Monday is the day of beginnings that feel like returns. You have been here before — not in this room, not in this life, but in the grammar of your bones. Something in the walls remembers the shape of your breathing.
This is how love starts: not with a spark, but with the quiet realization that the fire was already burning before you arrived to witness it.
Tuesday is the day you realize you have been pronouncing their name wrong your entire life — not the syllables, but the feeling. The way it sits in your mouth changes when you understand what it means. Every previous utterance was rehearsal.
Recognition is not seeing someone for the first time. It is seeing them for the thousandth time and suddenly understanding that every previous glance was just your eyes learning how to focus.
Wednesday is the fulcrum — the day the week holds its breath. You find yourself trembling not from cold but from proximity. There are certain distances between two people that create their own weather systems, their own atmospheric pressure.
At this distance, your skin becomes a seismograph. Every word they speak registers on the Richter scale of your attention. You are not falling — you are being rewritten, letter by letter, in an alphabet you are only now learning to read.
The trembling is not weakness. It is the body’s way of acknowledging that something fundamental has shifted in the architecture of your solitude.
Thursday is the day the words escape. Not the polished ones you have been rehearsing in the shower, but the raw, unfinished ones — the ones with splinters still in them. Confession is not about truth; it is about the courage to be inaccurate in exactly the right way.

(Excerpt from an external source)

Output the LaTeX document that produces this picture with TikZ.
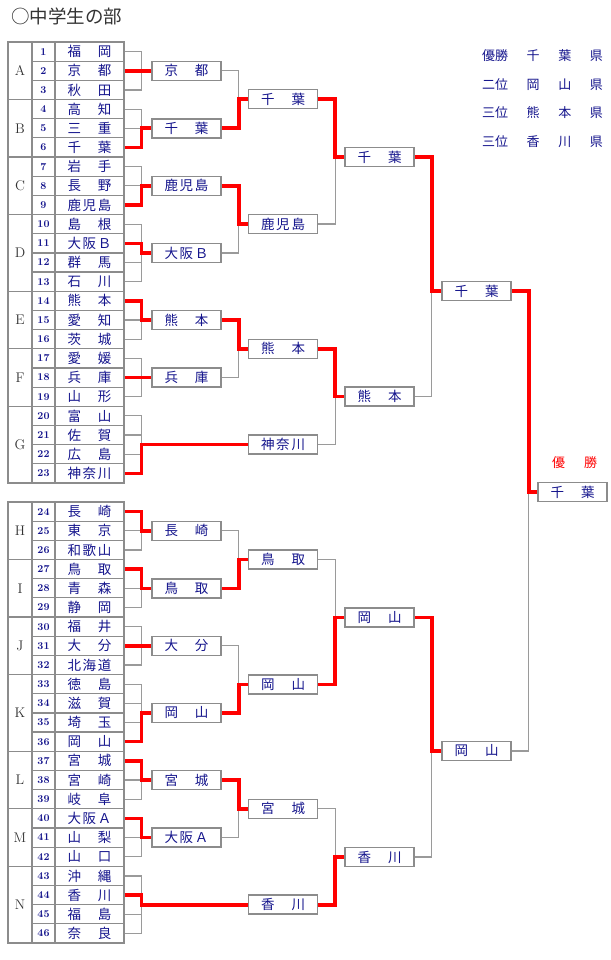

You say something clumsy and enormous. The air between you changes temperature. For a moment, the entire world is reduced to two people and the specific silence that follows a sentence that can never be unsaid.
Friday is the day you stop building walls and start building windows. Surrender is the most misunderstood verb in love’s vocabulary — it does not mean giving up, it means giving over. You hand someone the map to every room in your interior architecture, including the ones you have not visited yourself.

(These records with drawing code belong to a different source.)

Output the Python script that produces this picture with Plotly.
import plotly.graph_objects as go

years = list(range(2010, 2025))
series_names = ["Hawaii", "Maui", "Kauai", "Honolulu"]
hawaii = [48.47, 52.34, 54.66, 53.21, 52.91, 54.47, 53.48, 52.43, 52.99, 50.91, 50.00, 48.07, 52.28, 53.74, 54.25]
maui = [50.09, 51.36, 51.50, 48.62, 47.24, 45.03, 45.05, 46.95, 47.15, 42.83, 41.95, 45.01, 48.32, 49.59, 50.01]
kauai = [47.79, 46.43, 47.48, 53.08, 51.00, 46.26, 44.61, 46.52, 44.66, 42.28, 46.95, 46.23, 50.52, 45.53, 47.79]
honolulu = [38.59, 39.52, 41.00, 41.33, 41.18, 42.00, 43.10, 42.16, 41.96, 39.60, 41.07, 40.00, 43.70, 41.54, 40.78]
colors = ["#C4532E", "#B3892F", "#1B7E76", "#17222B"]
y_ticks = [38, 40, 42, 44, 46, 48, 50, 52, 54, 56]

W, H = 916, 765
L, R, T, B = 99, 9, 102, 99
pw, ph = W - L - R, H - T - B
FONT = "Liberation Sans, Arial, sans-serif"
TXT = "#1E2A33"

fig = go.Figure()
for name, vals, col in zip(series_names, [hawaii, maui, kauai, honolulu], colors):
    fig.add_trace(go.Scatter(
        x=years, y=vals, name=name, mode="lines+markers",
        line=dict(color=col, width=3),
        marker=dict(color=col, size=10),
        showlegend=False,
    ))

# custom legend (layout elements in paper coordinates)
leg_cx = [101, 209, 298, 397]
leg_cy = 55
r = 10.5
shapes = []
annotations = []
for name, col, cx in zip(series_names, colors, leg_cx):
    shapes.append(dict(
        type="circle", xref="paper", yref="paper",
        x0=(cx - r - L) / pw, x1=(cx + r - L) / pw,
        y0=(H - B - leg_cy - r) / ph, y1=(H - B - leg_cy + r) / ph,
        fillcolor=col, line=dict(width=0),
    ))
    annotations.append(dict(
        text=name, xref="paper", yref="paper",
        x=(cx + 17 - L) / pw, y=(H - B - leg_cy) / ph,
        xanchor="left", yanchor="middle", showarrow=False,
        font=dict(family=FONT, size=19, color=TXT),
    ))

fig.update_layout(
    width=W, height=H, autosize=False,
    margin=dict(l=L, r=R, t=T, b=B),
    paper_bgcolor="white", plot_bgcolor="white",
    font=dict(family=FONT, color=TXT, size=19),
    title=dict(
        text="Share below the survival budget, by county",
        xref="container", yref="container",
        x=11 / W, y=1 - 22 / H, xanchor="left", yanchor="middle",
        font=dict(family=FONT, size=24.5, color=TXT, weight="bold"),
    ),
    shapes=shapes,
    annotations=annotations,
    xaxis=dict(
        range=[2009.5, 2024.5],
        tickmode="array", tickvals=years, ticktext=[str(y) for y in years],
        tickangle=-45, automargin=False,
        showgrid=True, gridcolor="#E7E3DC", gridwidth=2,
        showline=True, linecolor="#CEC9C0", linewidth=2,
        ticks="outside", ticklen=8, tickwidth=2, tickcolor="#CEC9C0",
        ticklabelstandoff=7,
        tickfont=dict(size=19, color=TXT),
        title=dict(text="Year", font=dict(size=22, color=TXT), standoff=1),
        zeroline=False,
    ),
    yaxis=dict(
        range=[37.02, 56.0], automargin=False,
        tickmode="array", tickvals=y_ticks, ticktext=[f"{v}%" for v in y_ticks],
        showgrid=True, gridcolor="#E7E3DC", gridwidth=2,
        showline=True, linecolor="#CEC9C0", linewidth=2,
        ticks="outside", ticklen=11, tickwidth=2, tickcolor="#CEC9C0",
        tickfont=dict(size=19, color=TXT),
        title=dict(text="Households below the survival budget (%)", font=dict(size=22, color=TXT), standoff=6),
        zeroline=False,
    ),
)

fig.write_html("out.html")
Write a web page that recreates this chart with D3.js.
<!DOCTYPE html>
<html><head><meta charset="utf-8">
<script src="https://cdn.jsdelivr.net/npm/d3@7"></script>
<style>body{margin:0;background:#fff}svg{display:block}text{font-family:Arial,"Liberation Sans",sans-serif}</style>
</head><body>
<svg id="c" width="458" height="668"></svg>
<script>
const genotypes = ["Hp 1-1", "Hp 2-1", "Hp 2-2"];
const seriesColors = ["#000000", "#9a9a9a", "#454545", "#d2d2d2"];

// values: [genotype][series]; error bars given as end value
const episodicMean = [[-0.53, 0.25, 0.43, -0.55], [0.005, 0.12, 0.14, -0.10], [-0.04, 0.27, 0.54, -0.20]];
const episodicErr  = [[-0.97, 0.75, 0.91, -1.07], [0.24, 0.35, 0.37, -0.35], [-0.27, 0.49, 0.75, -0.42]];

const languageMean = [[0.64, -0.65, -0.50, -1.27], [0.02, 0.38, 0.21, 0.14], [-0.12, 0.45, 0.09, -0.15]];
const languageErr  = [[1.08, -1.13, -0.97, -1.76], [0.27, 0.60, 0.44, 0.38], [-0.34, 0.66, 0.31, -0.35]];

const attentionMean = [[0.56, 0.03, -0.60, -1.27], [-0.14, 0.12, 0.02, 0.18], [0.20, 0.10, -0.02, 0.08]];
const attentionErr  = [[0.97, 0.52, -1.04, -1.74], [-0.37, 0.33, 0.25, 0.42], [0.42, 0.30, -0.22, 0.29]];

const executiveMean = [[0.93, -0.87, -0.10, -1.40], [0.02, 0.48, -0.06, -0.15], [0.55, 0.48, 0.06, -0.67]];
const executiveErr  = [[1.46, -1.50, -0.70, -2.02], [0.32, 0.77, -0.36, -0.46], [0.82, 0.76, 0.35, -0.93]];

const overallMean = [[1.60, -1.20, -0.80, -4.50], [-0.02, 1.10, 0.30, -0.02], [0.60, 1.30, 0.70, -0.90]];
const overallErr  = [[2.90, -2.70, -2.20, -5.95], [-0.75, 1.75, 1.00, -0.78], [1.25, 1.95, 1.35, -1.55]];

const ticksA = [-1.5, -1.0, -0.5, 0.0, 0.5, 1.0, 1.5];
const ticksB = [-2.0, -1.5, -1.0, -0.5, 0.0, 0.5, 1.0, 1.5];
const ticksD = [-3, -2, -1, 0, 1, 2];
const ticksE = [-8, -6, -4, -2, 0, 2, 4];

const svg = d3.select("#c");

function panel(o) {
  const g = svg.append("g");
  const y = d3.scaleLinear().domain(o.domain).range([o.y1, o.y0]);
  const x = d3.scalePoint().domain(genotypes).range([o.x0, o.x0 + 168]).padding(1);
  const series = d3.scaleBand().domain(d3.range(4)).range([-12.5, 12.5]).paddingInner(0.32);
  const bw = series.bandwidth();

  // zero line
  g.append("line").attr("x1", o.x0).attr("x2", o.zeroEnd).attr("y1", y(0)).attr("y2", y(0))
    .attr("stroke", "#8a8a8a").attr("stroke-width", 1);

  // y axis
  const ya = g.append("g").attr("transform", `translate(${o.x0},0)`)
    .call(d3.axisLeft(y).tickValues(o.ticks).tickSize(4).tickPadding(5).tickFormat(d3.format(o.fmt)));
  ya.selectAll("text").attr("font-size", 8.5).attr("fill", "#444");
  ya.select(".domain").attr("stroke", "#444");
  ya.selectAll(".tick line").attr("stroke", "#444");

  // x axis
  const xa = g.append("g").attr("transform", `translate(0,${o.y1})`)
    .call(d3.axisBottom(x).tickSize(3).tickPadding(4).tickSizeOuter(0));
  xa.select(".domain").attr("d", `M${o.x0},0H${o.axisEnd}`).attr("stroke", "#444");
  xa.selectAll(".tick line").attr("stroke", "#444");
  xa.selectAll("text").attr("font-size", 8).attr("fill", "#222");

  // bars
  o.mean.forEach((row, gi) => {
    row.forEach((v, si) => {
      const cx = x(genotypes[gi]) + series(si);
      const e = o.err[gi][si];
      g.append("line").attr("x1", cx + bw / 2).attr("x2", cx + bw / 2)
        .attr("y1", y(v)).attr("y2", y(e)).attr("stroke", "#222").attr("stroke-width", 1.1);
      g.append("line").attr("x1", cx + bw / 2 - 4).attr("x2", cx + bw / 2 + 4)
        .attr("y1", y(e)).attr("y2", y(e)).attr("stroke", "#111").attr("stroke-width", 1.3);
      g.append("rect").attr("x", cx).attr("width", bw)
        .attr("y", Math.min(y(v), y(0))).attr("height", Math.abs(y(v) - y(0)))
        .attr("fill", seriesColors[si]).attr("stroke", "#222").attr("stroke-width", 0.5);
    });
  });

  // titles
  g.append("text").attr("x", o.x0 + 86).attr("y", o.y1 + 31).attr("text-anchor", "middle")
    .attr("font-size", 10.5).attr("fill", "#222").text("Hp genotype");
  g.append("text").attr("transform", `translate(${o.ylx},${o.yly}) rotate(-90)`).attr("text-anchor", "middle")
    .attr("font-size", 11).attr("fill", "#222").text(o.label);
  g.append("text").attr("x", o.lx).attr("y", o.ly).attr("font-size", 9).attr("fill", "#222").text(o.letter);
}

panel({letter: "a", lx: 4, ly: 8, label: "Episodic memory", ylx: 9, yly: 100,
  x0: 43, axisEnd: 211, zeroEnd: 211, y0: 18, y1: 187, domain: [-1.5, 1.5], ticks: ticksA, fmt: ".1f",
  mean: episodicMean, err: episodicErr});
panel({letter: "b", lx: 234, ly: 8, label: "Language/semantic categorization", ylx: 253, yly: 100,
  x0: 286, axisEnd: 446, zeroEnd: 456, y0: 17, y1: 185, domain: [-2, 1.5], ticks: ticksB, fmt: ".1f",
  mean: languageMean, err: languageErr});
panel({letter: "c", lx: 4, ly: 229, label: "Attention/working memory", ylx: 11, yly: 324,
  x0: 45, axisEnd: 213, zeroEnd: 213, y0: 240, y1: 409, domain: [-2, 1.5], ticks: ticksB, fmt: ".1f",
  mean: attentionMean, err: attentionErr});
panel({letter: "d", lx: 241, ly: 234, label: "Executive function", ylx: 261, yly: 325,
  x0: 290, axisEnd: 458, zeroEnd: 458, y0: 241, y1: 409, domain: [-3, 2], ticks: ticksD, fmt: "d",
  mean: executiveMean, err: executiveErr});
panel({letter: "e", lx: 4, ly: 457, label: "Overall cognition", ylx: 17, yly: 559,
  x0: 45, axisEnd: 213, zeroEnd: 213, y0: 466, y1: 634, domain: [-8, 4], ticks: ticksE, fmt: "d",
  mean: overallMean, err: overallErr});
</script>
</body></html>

The surrender is mutual. You both lay down your weapons at exactly the same moment, and the weapons turn out to have been musical instruments all along.

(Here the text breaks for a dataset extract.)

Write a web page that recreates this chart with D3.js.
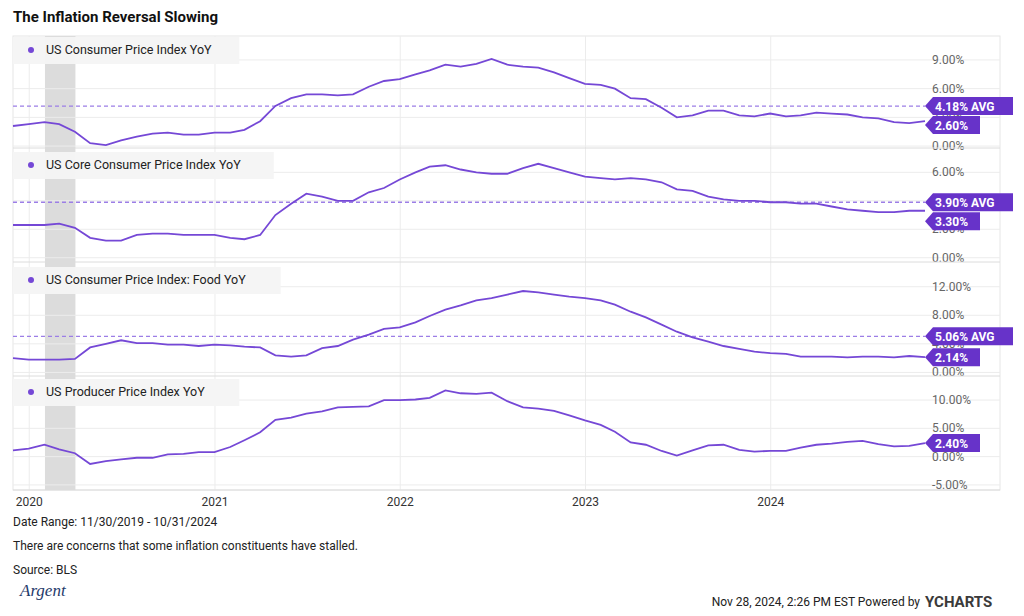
<!DOCTYPE html>
<html><head><meta charset="utf-8">
<script src="https://cdn.jsdelivr.net/npm/d3@7"></script>
<style>body{margin:0;background:#fff;font-family:Roboto,sans-serif}</style>
</head><body><svg id="chart" width="1024" height="616"></svg>
<script>
// monthly values, Nov 2019 - Oct 2024
const cpi = [2.1,2.3, 2.5,2.3,1.5,0.3,0.1,0.6,1.0,1.3,1.4,1.2,1.2,1.4, 1.4,1.7,2.6,4.2,5.0,5.4,5.4,5.3,5.4,6.2,6.8,7.0,
  7.5,7.9,8.5,8.3,8.6,9.1,8.5,8.3,8.2,7.7,7.1,6.5, 6.4,6.0,5.0,4.9,4.0,3.0,3.2,3.7,3.7,3.2,3.1,3.4, 3.1,3.2,3.5,3.4,3.3,3.0,2.9,2.5,2.4,2.6];
const coreCpi = [2.3,2.3, 2.3,2.4,2.1,1.4,1.2,1.2,1.6,1.7,1.7,1.6,1.6,1.6, 1.4,1.3,1.6,3.0,3.8,4.5,4.3,4.0,4.0,4.6,4.9,5.5,
  6.0,6.4,6.5,6.2,6.0,5.9,5.9,6.3,6.6,6.3,6.0,5.7, 5.6,5.5,5.6,5.5,5.3,4.8,4.7,4.3,4.1,4.0,4.0,3.9, 3.9,3.8,3.8,3.6,3.4,3.3,3.2,3.2,3.3,3.3];
const foodCpi = [2.0,1.8, 1.8,1.8,1.9,3.5,4.0,4.5,4.1,4.1,3.9,3.9,3.7,3.9, 3.8,3.6,3.5,2.4,2.2,2.4,3.4,3.7,4.6,5.3,6.1,6.3,
  7.0,7.9,8.8,9.4,10.1,10.4,10.9,11.4,11.2,10.9,10.6,10.4, 10.1,9.5,8.5,7.7,6.7,5.7,4.9,4.3,3.7,3.3,2.9,2.7, 2.6,2.2,2.2,2.2,2.1,2.2,2.2,2.1,2.3,2.14];
const ppi = [1.1,1.4, 2.1,1.3,0.6,-1.3,-0.8,-0.5,-0.2,-0.2,0.4,0.5,0.8,0.8, 1.7,2.9,4.3,6.5,6.9,7.6,8.0,8.7,8.8,8.9,10.0,10.0,
  10.1,10.4,11.7,11.2,11.1,11.3,9.8,8.7,8.5,8.1,7.3,6.4, 5.6,4.4,2.5,2.1,1.0,0.2,1.1,2.0,2.1,1.2,0.9,1.0, 1.0,1.6,2.1,2.3,2.6,2.8,2.2,1.8,1.9,2.4];
const seriesNames = ["US Consumer Price Index YoY","US Core Consumer Price Index YoY","US Consumer Price Index: Food YoY","US Producer Price Index YoY"];
const averages = [4.18, 3.90, 5.06, null];
const lastLabels = ["2.60%","3.30%","2.14%","2.40%"];
const yTicks = [[0,3,6,9],[0,2,4,6],[0,4,8,12],[-5,0,5,10]];
const yDomains = [[-0.2,11.5],[-0.3,7.5],[-0.5,14.9],[-5.9,13.9]];
const yearTicks = [2020,2021,2022,2023,2024];
const recession = [new Date(2020,1,1), new Date(2020,3,1)];

const dates = cpi.map((_, i) => new Date(2019, 10 + i + 1, 0));
const allSeries = [cpi, coreCpi, foodCpi, ppi];
const purple = "#7548d6", tagColor = "#6733c9";
const svg = d3.select("#chart");
const L = 13, R = 925;
const panels = [[36,148],[151,262],[266,376],[378,490]];

const x = d3.scaleTime().domain([new Date(2019,10,30), new Date(2024,9,31)]).range([L, R]);

svg.append("text").attr("x",13).attr("y",22).attr("font-size",15).attr("font-weight","bold").attr("fill","#111").text("The Inflation Reversal Slowing");

svg.append("rect").attr("x",L).attr("y",36).attr("width",1000-L).attr("height",454).attr("fill","none").attr("stroke","#e6e6e6");

// recession band
svg.append("rect").attr("x",x(recession[0])).attr("y",36).attr("width",x(recession[1])-x(recession[0])).attr("height",454).attr("fill","#dcdcdc");

yearTicks.forEach(yr => {
  svg.append("line").attr("x1",x(new Date(yr,0,1))).attr("x2",x(new Date(yr,0,1))).attr("y1",36).attr("y2",490).attr("stroke","#ececec");
  svg.append("text").attr("x",x(new Date(yr,0,1))).attr("y",506).attr("text-anchor","middle").attr("font-size",12).attr("fill","#333").text(yr);
});

allSeries.forEach((vals, p) => {
  const [top, bot] = panels[p];
  const y = d3.scaleLinear().domain(yDomains[p]).range([bot, top]);
  const g = svg.append("g");
  yTicks[p].forEach(t => {
    g.append("line").attr("x1",L).attr("x2",1000).attr("y1",y(t)).attr("y2",y(t)).attr("stroke","#ececec");
    g.append("text").attr("x",932).attr("y",y(t)+4).attr("font-size",12).attr("fill","#666").text(t.toFixed(2)+"%");
  });
  g.append("line").attr("x1",L).attr("x2",1000).attr("y1",bot).attr("y2",bot).attr("stroke","#dcdcdc");
  const lw = seriesNames[p].length * 6.9 + 40;
  g.append("rect").attr("x",L).attr("y",top+1).attr("width",lw).attr("height",27).attr("fill","#f4f4f4").attr("opacity",0.95);
  g.append("circle").attr("cx",31).attr("cy",top+14).attr("r",3).attr("fill",purple);
  g.append("text").attr("x",46).attr("y",top+18).attr("font-size",12.5).attr("fill","#222").text(seriesNames[p]);

  if (averages[p] != null) {
    g.append("line").attr("x1",L).attr("x2",R).attr("y1",y(averages[p])).attr("y2",y(averages[p]))
      .attr("stroke","#9c7ee6").attr("stroke-width",1.3).attr("stroke-dasharray","4,3");
  }
  g.append("path").datum(vals).attr("fill","none").attr("stroke",purple).attr("stroke-width",1.8)
    .attr("d", d3.line().x((d,i) => x(dates[i])).y(d => y(d)));

  const tag = (yc, txt, w) => {
    g.append("path").attr("fill",tagColor)
      .attr("d",`M${R},${yc} L${R+8},${yc-9} L${R+w},${yc-9} L${R+w},${yc+9} L${R+8},${yc+9} Z`);
    g.append("text").attr("x",R+10).attr("y",yc+4.5).attr("font-size",12).attr("font-weight","bold").attr("fill","#fff").text(txt);
  };
  let yLast = y(vals[vals.length-1]);
  if (averages[p] != null) {
    const yAvg = y(averages[p]);
    if (yLast - yAvg < 19) yLast = yAvg + 19;
    tag(yAvg, averages[p].toFixed(2)+"% AVG", 88);
  }
  tag(yLast, lastLabels[p], 55);
});

svg.append("text").attr("x",13).attr("y",526).attr("font-size",12).attr("fill","#222").text("Date Range: 11/30/2019 - 10/31/2024");
svg.append("text").attr("x",13).attr("y",550).attr("font-size",12).attr("fill","#222").text("There are concerns that some inflation constituents have stalled.");
svg.append("text").attr("x",13).attr("y",574).attr("font-size",12).attr("fill","#222").text("Source: BLS");
svg.append("text").attr("x",20).attr("y",596).attr("font-size",17).attr("font-style","italic").attr("font-family","Liberation Serif, serif").attr("fill","#1f3a6b").text("Argent");
svg.append("text").attr("x",920).attr("y",606).attr("text-anchor","end").attr("font-size",12).attr("fill","#222").text("Nov 28, 2024, 2:26 PM EST Powered by");
svg.append("text").attr("x",925).attr("y",607).attr("font-size",15).attr("font-weight","bold").attr("fill","#3a3a3a").text("YCHARTS");
</script></body></html>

This is love at its most terrifying and most honest: the willingness to be exactly as fragile as you actually are.
Saturday is the day you realize that “home” is not a place with walls and a roof. It is a frequency — a specific vibration that occurs when two nervous systems synchronize across the impossible distance of separate bodies.
Belonging is not possession. It is the quiet miracle of being understood in a language neither of you had to learn — the language that existed before words, in the grammar of proximity, in the syntax of shared silence.
Sunday is the day the week refuses to end. It folds back into Monday, not as repetition but as spiral — the same days lived at a deeper frequency, the same words spoken with accumulated understanding, the same touch carrying the memory of every previous touch.
Infinity is not about forever. It is about the discovery that there is no bottom to this well, no end to the sentence that began when you first said their name correctly — the second time, the real time, the time when the syllables finally matched the feeling.
This is loves.day. Not a single day, but every day. The day that loves. The day that is loved. The day that returns.